Step 6: Once your pooch keeps feet on the ground, let them greet the person. Then place the treat on the floor.
Step 7: Repeat several times until your pooch understands the rules. Feed fewer treats until the greeting is the only reward.
BONUS TIP: Teach your dog to bark on command
Some furry parents want a protective dog. And it’s a sort of problem when their dogs are too friendly with strangers.
But teaching them to bark on your command can draw away a strange person.
Here’s how you can teach your dog to bark:
Step 1: Start by showing your dog what they desire. For example, their favorite toy. Then wiggle it around and hide it behind your back.

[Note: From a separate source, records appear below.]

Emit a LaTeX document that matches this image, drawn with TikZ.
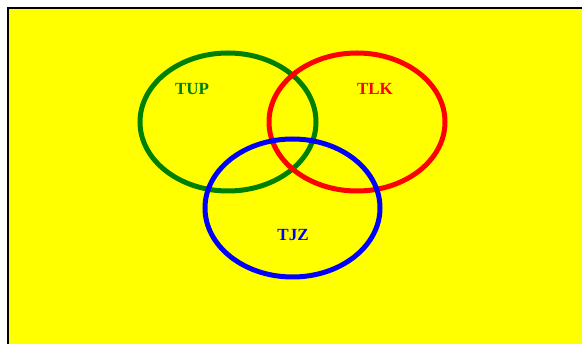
\documentclass[tikz,border=0pt]{standalone}
\usepackage{fontspec}
\setmainfont{Liberation Serif}
\definecolor{bgyellow}{RGB}{255,255,0}
\definecolor{ringgreen}{RGB}{0,128,0}
\definecolor{ringred}{RGB}{255,0,0}
\definecolor{ringblue}{RGB}{0,0,255}
\begin{document}
\begin{tikzpicture}[x=1pt,y=-1pt,
  ring/.style={line width=5pt},
  lbl/.style={font=\fontsize{17}{19}\selectfont\bfseries, inner sep=0pt}]
\useasboundingbox (0,0) rectangle (582,344);
\clip (0,0) rectangle (582,344);
\fill[white] (0,0) rectangle (582,344);
\draw[line width=2pt, fill=bgyellow] (8,8) rectangle (600,360);
\draw[ring, ringgreen] (228,122) ellipse [x radius=88, y radius=69];
\draw[ring, ringred] (357,122) ellipse [x radius=88, y radius=69];
\draw[ring, ringblue] (292.5,208) ellipse [x radius=87.5, y radius=69];
\node[lbl, text=ringgreen] (tup) at (192,89) {TUP};
\node[lbl, text=ringred] (tlk) at (375,89) {TLK};
\node[lbl, text=ringblue] (tjz) at (293,235) {TJZ};
\end{tikzpicture}
\end{document}
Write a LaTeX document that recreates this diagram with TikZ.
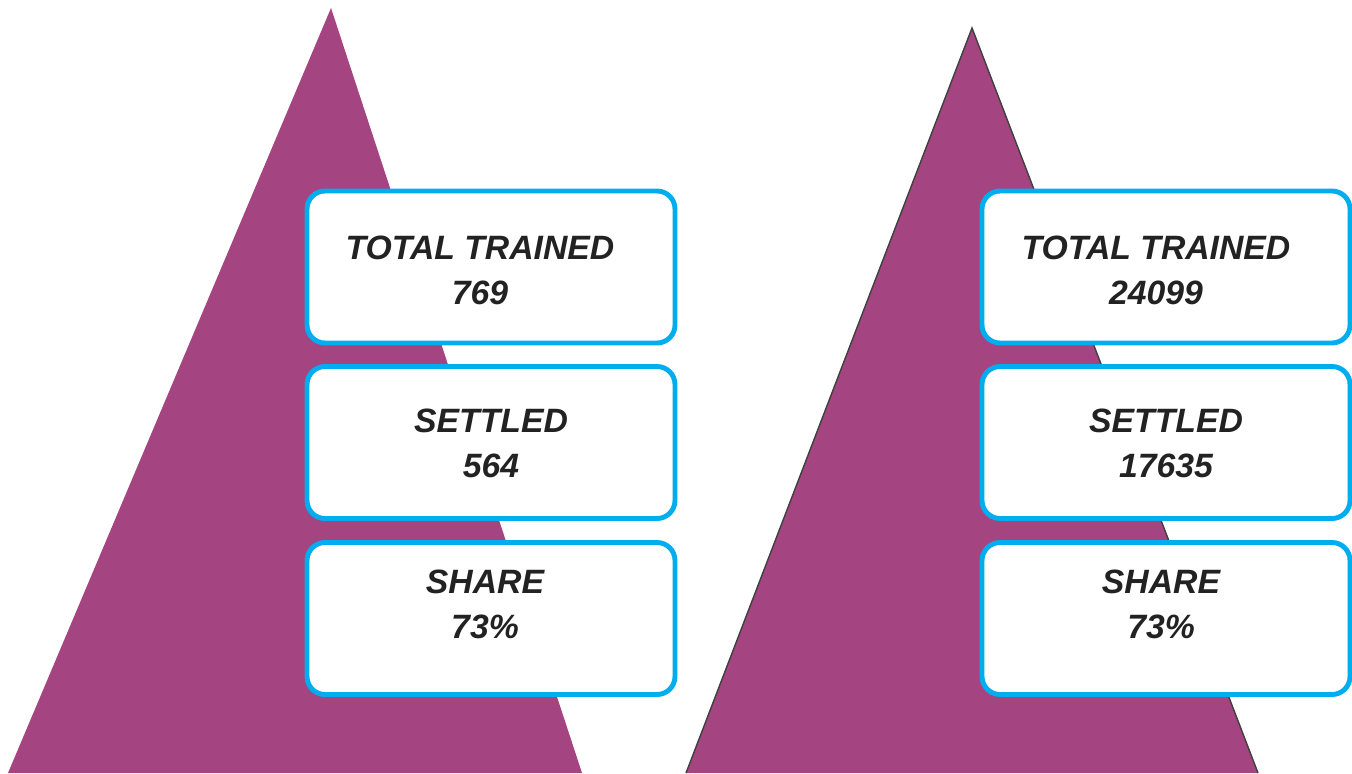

Step 2: If they bark in protest, praise them or give treats. Repeat the process a few times.
Step 3: Then add the “bark” cue before hiding their toy. If they bark again, continue giving them treats.
After praising them for barking a few times, they’ll start to learn what you want them to do.
Step 4: Now, use the “bark” command without hiding their toy. Or not doing anything that frustrates them. If they bark, reward.
Step 5: Try your pooch with help from a friend who’ll act as the “stranger”. While you’re walking with your dog, they should meet you.
Step 6: Use the “bark” command. If your doggo barks, give praise for a job well done.
You should also teach your Fido to stop barking on command:
Step 1: While your dog’s barking, get their attention. Try to hold up the toy or treats.
Step 2: After the barking stops, reward. Give them the treat.
Step 3: Repeat for few times. Then wait for a little longer periods of silence before rewarding them.
Step 4: Add the cue word such as “hush” or “quiet”. While your doggo’s barking, say the command while holding up the treat.
Step 5: Give your Fido the treat when the barking stops.
Step 6: Practice the cue frequently.